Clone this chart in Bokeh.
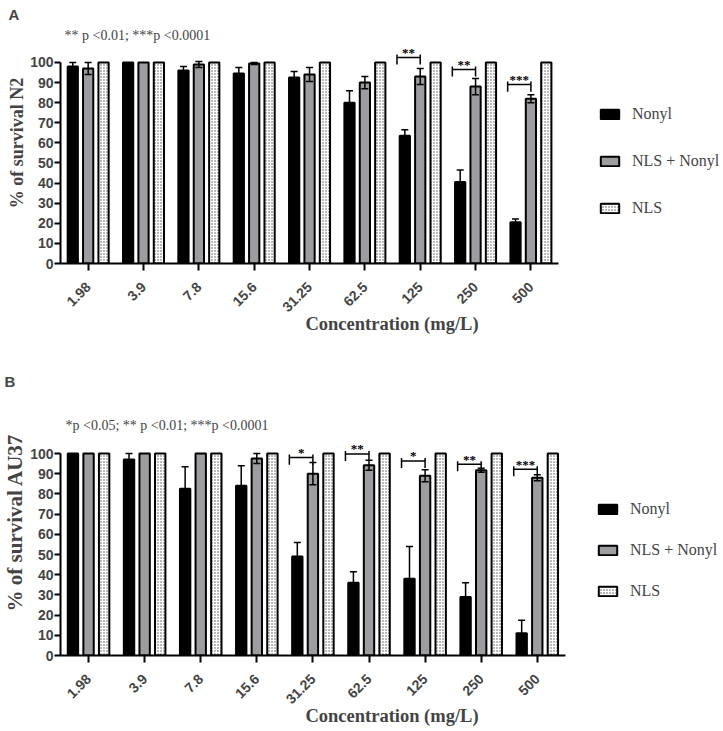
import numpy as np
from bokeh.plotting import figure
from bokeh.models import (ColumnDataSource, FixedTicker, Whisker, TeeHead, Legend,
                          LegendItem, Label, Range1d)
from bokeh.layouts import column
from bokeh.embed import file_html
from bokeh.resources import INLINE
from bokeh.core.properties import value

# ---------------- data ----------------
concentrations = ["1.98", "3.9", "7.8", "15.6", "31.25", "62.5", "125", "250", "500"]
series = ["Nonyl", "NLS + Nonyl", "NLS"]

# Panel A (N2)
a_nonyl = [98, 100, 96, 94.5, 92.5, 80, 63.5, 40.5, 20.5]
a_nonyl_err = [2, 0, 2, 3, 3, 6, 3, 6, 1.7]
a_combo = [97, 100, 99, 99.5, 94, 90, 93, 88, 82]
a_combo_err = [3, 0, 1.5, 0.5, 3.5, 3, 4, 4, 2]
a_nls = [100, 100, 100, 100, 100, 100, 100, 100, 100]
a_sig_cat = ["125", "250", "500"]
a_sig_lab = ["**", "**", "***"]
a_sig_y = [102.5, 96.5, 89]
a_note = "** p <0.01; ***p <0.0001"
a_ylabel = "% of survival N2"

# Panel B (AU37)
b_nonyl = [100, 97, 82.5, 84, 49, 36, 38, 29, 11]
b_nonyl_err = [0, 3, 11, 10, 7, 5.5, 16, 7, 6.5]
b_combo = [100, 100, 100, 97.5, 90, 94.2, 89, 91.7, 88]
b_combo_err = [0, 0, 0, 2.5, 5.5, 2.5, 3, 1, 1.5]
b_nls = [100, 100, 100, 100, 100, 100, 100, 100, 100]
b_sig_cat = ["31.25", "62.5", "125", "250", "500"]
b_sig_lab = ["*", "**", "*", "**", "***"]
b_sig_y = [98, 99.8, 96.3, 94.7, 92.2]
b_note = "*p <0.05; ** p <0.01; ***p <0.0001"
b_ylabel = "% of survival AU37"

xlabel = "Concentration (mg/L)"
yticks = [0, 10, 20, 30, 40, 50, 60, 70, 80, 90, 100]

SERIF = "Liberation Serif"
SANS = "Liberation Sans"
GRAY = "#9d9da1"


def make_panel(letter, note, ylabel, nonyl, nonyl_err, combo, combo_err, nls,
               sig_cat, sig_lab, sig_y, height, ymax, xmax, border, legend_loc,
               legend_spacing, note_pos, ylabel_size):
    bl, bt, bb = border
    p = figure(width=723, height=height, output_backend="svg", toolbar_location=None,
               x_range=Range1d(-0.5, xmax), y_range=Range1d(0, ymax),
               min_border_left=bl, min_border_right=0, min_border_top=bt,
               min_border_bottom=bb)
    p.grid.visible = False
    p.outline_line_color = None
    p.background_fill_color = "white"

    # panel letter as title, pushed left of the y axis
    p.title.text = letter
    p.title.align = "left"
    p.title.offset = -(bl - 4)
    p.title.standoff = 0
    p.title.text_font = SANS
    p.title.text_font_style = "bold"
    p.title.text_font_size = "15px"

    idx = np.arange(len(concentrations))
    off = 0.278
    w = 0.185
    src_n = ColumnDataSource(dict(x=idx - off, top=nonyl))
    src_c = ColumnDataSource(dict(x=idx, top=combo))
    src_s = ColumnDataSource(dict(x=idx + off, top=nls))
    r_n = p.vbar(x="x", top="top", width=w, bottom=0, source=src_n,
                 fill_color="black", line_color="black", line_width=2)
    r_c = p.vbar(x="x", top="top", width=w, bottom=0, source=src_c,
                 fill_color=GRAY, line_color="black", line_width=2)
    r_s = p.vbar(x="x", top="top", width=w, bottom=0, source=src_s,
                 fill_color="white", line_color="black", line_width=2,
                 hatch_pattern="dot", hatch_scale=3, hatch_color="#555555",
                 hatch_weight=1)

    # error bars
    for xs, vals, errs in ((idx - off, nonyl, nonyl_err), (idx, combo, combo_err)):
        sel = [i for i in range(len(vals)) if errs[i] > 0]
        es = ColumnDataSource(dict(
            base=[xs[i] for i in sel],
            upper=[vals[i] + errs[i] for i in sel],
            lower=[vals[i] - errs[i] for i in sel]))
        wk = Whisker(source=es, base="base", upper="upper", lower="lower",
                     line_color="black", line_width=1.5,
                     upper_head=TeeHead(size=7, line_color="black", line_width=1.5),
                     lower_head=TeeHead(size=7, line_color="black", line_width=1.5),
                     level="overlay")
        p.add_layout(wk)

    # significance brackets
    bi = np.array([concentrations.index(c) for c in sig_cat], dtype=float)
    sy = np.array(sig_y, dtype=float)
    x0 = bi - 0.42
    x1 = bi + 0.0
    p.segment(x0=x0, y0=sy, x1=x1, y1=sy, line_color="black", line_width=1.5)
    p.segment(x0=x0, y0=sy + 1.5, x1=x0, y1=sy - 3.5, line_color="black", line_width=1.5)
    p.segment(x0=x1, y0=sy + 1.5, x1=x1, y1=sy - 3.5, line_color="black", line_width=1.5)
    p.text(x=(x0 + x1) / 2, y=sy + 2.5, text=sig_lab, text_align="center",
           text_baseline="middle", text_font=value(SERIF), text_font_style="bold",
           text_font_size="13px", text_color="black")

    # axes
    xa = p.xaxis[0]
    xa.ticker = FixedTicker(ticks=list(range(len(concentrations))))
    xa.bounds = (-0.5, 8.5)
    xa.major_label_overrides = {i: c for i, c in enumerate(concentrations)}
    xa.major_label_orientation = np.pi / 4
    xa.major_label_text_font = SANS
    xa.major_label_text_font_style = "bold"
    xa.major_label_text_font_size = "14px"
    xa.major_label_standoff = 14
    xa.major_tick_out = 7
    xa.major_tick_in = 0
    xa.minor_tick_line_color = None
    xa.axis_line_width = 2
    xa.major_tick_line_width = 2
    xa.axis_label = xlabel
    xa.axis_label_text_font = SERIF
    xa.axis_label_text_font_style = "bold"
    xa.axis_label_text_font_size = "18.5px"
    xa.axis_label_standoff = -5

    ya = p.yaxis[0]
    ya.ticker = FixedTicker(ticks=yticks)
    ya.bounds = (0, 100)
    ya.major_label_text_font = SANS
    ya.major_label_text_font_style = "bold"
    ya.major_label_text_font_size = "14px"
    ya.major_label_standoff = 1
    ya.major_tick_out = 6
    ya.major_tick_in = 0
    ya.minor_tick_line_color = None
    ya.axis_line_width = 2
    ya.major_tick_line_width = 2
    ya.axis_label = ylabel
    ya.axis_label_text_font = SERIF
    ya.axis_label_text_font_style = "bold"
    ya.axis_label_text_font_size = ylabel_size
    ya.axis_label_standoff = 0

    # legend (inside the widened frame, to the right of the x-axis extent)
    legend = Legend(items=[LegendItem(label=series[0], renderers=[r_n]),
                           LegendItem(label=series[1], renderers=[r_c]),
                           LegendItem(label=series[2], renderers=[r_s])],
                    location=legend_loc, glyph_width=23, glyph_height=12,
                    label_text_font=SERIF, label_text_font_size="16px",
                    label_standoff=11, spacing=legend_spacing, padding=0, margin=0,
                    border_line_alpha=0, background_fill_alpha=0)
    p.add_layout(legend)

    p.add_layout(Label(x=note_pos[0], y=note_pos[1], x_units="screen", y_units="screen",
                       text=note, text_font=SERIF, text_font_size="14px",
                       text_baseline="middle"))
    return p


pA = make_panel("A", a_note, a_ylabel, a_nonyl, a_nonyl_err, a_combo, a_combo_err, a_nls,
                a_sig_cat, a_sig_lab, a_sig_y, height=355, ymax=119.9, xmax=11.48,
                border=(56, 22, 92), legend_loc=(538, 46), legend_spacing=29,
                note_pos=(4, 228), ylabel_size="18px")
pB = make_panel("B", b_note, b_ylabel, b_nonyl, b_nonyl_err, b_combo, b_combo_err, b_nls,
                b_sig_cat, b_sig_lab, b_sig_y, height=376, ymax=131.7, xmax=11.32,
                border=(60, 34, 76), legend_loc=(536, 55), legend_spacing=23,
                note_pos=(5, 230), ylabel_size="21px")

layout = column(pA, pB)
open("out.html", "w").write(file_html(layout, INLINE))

Exercise: Everything from the first line of the listing above through the line that contains "from bokeh.core.properties import value" is to be restated word for word, minus the pictures.

Exercise response:
Clone this chart in Bokeh.
import numpy as np
from bokeh.plotting import figure
from bokeh.models import (ColumnDataSource, FixedTicker, Whisker, TeeHead, Legend,
                          LegendItem, Label, Range1d)
from bokeh.layouts import column
from bokeh.embed import file_html
from bokeh.resources import INLINE
from bokeh.core.properties import value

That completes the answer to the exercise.